» **What is expected**
The lines to be extracted run from the start of the listing through the line containing "import math"; copy them exactly and nothing else.

» **Entries supplied**
Begin

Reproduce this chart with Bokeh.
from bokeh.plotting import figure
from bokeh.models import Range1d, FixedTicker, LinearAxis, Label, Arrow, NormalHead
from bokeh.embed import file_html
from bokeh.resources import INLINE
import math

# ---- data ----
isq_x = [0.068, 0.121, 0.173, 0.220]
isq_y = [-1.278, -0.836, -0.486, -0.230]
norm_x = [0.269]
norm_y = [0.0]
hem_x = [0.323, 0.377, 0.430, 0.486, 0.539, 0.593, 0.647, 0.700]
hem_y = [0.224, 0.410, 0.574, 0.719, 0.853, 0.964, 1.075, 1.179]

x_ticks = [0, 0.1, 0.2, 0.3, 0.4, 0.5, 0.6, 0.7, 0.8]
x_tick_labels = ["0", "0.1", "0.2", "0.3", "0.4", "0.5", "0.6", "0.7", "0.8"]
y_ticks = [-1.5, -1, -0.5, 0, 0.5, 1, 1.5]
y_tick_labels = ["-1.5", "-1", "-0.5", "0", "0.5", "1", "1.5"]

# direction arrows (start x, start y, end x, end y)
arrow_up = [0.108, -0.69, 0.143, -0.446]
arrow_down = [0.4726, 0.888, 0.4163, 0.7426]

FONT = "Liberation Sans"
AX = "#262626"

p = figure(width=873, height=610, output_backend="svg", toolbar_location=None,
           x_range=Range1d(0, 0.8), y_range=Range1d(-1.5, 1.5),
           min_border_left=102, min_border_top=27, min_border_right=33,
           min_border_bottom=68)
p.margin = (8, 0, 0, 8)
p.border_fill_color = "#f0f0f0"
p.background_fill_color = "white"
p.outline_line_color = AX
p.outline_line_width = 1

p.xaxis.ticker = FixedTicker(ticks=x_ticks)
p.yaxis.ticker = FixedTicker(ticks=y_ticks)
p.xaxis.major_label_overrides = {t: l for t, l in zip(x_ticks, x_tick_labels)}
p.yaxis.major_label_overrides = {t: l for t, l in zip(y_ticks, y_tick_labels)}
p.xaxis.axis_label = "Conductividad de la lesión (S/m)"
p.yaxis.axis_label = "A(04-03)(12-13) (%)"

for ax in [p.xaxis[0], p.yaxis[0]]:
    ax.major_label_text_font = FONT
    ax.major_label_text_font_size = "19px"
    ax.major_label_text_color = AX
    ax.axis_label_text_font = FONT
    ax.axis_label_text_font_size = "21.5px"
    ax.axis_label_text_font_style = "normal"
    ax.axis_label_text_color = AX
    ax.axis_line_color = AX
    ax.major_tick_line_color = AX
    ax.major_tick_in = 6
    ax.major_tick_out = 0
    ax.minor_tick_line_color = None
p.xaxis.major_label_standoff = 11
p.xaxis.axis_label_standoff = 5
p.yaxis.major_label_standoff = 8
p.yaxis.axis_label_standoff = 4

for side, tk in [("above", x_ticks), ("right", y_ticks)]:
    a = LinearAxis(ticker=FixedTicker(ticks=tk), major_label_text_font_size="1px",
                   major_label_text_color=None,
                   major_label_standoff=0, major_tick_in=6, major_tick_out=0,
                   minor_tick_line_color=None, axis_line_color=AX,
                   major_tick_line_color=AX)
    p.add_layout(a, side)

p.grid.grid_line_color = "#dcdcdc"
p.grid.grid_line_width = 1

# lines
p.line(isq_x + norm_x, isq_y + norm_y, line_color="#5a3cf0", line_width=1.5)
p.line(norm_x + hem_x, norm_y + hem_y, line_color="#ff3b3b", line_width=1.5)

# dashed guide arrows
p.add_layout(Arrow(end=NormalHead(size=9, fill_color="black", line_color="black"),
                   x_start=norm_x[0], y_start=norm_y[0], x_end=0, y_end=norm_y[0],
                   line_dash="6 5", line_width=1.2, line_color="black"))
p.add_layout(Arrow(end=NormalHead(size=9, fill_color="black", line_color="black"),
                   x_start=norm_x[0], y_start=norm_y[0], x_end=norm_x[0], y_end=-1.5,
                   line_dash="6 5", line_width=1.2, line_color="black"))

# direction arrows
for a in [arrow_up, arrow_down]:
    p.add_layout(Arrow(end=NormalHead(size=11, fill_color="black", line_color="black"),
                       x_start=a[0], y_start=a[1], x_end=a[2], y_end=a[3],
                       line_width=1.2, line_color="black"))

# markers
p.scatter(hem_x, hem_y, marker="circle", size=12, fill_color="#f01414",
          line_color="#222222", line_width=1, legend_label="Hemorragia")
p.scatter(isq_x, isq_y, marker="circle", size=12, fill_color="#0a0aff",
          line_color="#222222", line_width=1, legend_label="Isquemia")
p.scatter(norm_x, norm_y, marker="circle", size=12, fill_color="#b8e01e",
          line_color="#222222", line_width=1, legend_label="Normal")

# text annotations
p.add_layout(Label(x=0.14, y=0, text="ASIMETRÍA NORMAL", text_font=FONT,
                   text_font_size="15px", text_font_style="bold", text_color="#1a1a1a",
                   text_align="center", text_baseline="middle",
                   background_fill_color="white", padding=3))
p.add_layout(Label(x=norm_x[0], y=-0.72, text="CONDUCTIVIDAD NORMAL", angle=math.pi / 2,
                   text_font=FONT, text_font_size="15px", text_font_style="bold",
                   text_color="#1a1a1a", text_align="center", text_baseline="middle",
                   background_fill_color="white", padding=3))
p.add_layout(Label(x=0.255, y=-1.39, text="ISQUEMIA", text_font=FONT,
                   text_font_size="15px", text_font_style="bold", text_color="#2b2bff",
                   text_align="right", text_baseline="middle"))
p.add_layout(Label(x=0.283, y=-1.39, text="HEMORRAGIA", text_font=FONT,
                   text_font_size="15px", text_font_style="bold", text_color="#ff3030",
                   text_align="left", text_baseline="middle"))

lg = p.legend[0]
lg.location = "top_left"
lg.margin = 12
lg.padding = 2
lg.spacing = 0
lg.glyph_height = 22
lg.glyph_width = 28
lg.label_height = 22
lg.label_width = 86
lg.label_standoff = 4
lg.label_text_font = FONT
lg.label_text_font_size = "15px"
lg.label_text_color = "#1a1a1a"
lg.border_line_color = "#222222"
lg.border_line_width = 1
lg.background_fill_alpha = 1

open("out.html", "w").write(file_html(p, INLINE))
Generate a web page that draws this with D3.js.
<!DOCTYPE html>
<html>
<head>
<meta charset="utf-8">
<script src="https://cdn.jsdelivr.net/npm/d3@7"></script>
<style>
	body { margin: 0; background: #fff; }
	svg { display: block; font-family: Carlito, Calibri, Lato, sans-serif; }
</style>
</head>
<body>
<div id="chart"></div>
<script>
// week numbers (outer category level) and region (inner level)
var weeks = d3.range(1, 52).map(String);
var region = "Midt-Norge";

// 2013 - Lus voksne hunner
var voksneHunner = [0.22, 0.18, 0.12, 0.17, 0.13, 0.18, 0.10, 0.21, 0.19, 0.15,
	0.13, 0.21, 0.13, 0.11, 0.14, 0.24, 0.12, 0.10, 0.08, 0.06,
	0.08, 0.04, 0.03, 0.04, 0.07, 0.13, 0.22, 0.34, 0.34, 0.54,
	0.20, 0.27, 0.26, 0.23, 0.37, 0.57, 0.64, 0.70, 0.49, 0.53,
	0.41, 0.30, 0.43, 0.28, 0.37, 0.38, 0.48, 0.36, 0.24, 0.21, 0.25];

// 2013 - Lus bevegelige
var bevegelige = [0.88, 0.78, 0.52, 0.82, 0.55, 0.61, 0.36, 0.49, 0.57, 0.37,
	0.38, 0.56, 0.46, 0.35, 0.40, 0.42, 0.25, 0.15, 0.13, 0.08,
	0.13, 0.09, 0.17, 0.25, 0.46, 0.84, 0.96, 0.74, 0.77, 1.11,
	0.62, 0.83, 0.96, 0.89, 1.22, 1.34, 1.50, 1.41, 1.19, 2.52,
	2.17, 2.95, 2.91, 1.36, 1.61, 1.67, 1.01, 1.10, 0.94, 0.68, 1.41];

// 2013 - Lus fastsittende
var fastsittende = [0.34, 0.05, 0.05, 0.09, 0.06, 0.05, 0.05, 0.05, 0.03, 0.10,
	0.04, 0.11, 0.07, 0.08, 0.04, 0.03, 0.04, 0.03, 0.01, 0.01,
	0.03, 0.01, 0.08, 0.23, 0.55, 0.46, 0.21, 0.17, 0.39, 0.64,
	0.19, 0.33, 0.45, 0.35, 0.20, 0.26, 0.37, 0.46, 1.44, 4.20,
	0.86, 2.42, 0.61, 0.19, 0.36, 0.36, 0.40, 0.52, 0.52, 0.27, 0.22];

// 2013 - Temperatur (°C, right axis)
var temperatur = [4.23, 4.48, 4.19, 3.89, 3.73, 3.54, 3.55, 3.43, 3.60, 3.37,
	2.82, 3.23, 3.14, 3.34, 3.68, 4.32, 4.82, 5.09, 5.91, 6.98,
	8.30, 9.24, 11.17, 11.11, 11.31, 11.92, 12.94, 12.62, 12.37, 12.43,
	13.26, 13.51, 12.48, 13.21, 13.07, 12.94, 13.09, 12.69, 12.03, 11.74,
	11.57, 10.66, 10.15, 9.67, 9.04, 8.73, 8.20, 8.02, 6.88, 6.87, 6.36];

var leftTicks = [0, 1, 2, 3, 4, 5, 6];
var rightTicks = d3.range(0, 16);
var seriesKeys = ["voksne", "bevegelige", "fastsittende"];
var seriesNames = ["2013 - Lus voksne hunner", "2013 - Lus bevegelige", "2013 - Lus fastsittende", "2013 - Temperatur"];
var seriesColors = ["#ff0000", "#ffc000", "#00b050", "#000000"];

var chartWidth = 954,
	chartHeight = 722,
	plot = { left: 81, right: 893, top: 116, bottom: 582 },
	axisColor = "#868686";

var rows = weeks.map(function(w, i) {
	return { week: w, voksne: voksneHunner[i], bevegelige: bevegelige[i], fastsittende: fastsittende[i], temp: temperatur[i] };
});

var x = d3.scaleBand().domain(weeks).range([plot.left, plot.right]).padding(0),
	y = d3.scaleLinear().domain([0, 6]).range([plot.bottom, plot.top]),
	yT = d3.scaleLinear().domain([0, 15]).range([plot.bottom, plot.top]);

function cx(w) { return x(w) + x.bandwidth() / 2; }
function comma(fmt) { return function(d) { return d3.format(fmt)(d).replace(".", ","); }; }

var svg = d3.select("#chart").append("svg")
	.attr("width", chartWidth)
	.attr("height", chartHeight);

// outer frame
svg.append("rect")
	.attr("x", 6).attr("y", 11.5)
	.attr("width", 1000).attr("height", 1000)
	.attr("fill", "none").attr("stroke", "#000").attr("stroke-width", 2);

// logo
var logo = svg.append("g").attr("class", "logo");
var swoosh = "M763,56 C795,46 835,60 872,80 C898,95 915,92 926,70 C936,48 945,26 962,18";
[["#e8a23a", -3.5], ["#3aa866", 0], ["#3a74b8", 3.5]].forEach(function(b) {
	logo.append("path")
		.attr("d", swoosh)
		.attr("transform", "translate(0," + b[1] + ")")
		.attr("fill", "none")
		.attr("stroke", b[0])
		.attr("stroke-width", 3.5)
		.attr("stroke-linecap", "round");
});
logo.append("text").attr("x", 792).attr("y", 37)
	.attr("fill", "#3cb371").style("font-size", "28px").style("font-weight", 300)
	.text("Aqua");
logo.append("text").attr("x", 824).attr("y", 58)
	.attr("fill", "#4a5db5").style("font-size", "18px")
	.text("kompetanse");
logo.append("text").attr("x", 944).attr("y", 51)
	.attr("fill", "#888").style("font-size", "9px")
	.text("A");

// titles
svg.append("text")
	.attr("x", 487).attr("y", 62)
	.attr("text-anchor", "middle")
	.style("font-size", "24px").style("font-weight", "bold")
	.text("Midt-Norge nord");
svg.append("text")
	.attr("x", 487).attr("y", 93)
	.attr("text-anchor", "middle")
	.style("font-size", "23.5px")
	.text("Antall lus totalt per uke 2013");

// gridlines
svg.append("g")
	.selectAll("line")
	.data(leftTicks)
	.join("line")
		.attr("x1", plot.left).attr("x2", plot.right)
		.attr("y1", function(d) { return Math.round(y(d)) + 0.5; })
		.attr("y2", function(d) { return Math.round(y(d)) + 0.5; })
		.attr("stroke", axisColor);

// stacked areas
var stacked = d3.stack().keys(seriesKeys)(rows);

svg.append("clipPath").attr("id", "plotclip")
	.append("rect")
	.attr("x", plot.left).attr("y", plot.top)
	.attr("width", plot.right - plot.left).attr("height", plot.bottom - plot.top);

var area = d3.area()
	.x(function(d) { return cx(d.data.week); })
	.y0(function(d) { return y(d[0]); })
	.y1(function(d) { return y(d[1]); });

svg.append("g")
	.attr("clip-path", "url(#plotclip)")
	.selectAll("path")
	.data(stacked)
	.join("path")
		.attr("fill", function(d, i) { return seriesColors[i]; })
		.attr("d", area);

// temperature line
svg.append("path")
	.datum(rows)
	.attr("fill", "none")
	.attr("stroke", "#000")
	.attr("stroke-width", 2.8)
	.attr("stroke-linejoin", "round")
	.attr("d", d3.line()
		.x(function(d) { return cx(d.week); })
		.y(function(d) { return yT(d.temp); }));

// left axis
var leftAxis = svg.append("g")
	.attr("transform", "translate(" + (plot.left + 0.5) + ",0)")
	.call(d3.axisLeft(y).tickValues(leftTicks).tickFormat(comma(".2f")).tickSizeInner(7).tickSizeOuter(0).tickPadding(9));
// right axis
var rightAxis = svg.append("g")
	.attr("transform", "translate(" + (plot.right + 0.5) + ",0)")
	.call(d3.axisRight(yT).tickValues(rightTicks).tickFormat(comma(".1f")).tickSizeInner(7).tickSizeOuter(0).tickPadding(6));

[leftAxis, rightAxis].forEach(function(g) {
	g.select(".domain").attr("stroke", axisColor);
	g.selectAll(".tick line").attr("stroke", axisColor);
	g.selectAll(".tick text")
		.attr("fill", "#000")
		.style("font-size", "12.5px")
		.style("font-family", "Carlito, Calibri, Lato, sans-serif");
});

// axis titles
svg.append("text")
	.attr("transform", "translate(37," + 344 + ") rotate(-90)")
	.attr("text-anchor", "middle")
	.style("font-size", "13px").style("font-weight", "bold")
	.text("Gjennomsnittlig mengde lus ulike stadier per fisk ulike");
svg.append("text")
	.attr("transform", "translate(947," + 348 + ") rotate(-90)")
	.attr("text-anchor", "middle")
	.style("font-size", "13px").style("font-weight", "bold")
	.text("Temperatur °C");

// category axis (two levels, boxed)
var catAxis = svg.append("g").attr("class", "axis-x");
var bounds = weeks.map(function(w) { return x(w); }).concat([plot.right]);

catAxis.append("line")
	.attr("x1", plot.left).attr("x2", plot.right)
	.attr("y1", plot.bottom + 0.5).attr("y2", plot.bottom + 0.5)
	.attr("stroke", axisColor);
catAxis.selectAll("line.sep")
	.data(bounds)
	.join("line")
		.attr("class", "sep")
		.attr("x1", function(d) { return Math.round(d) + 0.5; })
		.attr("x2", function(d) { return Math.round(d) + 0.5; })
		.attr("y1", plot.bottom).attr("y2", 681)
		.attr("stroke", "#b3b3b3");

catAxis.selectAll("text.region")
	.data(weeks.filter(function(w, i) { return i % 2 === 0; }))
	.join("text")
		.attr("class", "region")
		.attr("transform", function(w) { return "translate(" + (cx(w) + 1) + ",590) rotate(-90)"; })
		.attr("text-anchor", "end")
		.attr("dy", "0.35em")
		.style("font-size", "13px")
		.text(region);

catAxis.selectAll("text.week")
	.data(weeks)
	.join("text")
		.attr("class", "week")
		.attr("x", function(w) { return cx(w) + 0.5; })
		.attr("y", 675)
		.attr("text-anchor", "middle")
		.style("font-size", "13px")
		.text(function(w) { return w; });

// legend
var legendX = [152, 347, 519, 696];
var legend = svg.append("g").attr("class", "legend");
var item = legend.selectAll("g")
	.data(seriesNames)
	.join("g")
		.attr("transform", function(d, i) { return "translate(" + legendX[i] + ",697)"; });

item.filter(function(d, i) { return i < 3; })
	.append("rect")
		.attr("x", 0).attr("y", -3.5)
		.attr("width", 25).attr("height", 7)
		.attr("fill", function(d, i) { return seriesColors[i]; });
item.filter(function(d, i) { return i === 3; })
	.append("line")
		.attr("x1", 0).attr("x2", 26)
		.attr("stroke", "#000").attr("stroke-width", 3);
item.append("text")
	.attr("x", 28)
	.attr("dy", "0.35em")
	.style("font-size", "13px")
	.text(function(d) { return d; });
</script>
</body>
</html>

End

» **Correct result**
Reproduce this chart with Bokeh.
from bokeh.plotting import figure
from bokeh.models import Range1d, FixedTicker, LinearAxis, Label, Arrow, NormalHead
from bokeh.embed import file_html
from bokeh.resources import INLINE
import math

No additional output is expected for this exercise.